Nei giorni scorsi è comparsa la notizia che il Pentagono ha autorizzato la presenza delle soldatesse americane in prima linea. Veramente mi sembrava che una decisione simile fosse già stata presa negli anni scorsi dal Dipartimento della Difesa Usa. Diverse donne dell’esercito americano impegnate nelle operazioni militari su vari fronti – dall’Afghanistan all’Iraq – hanno protestato nel tempo e avviato ricorsi legali per vedersi riconosciuto questo “diritto”. Non è solo una questione di uguaglianza nel coraggio e nell’onore in guerra, ma anche una più concreta questione di carriera: a quanto si legge combattere da posizioni di “seconda linea” non tutela particolarmente dai rischi – e infatti centinaia di donne militari americane sono state uccise o sono state ferite – ma produce in più danni notevoli sulle possibilità di carriera.
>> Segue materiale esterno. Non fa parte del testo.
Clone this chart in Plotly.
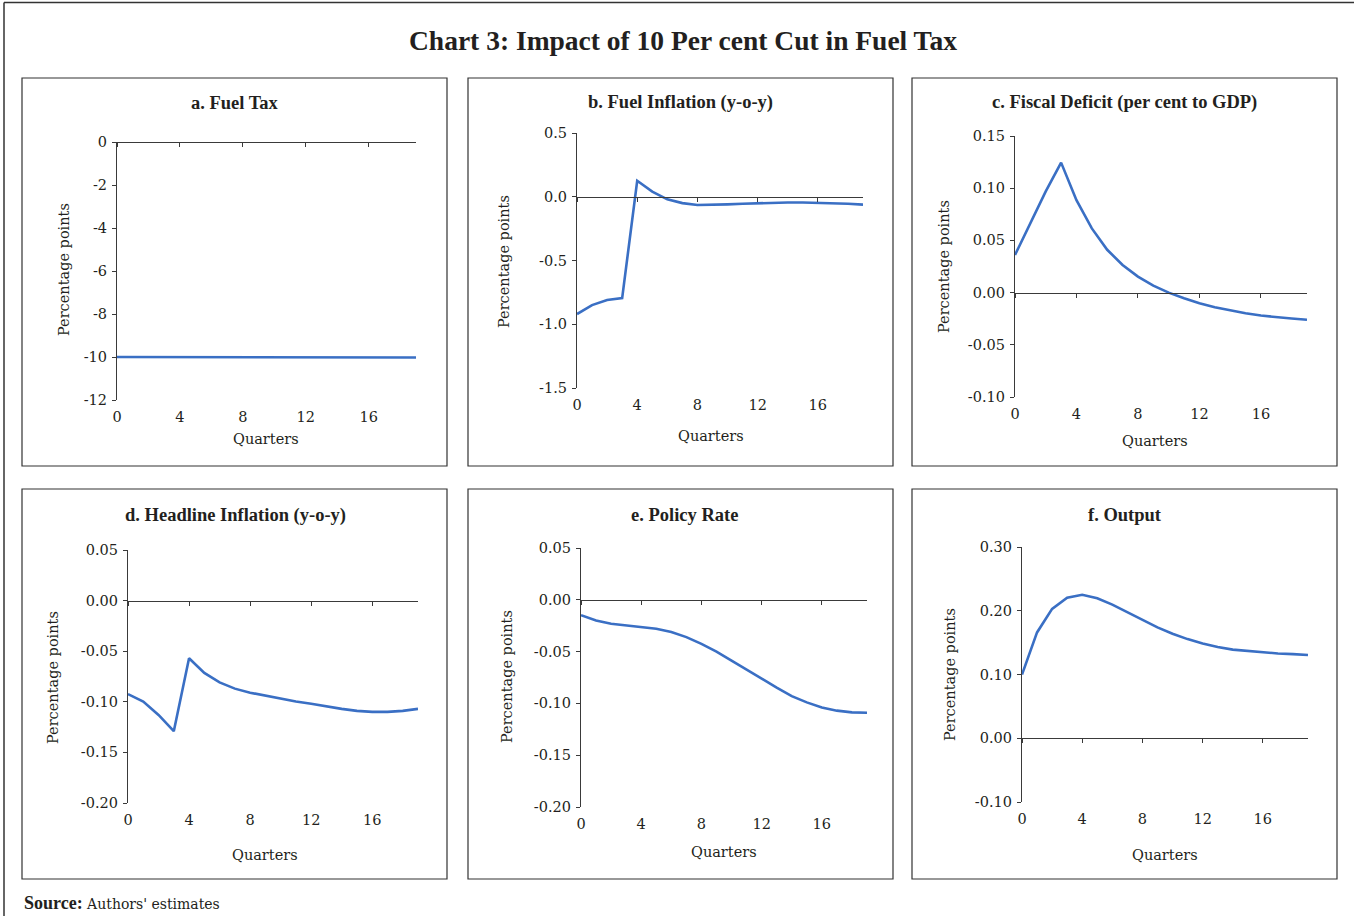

La questione comunque continua a fare notizia perché – credo – apre interrogativi profondi nell’immaginario e nel simbolico. La guerra – a parte le mitiche amazzoni – è sempre stata una faccenda per soli uomini. Il corpo femminile è stato al contrario l’immagine di una umanità che avrebbe dovuto restare immune dalla violenza bellica. Naturalmente non è stato mai davvero così. Massacri di civili – donne, uomini, vecchi e bambini – e soprattutto stupri delle donne del nemico hanno accompagnato la guerra anche nei periodi della storia in cui più forti apparivano le regole “cavalleresche”. Nella civile contemporaneità sono diventati l’orrenda realtà quotidiana dei conflitti bellici. Anche se finalmente lo stupro è stato sanzionato come un crimine di guerra. Non senza qualche paradosso: l’ingresso delle donne negli eserciti è infatti accompagnato dal fenomeno degli stupri e delle molestie da parte dei commilitoni maschi. E da parte femminile la richiesta di non subire discriminazioni sulla “linea del fuoco” è anche legata a questo. Una piena pari dignità militare dovrebbe aiutare a combattere il maschilismo tanto diffuso negli eserciti, fino ai suoi esiti più violenti. Forse si può dire che una rischiosissima “prima linea” si è aperta negli ultimi decenni – dovuta principalmente alla rivoluzione della soggettività femminile – su molti fronti simbolici. Nel momento in cui le donne si appropriano, materialmente e teoricamente (penso alle numerose elaborazioni sulla forza e la violenza del recente pensiero femminista) anche della guerra, bisognerebbe riflettere profondamente se questo rappresenti un’occasione per il desiderio – anche maschile – di liberarsi e di liberare il mondo da tutta questa violenza. Si ammira il coraggio delle guerrigliere kurde che a Kobane hanno combattuto e combattono l’Isis. Meno si conoscono i loro tentativi di costruire, dietro la prima linea, nuovi modelli di società e di convivenza civile.

Qualcosa di simile – se posso forzare il paragone – avviene sul fronte dei nuovi modelli di relazione amorosa e sessuale, di maternità e di paternità. Anche qui c’è una “linea del fuoco” calda, dove si contrappongono visioni e convinzioni del tutto diverse. Avviene nelle accesissime discussioni sul se e sul come normare relazioni fino a poco tempo fa sconosciute, come la “maternità surrogata”, o antichissime, come la prostituzione. Credo che la prima regola in questo confronto debba essere quella del partire da sé: noi maschi dovremmo essere capaci di dire molto di più sul modo in cui viviamo e pensiamo la violenza, la forza, il desiderio, su come percepiamo la realtà dei nostri corpi, del nostro poter e voler essere padri, compagni. E anche soldati.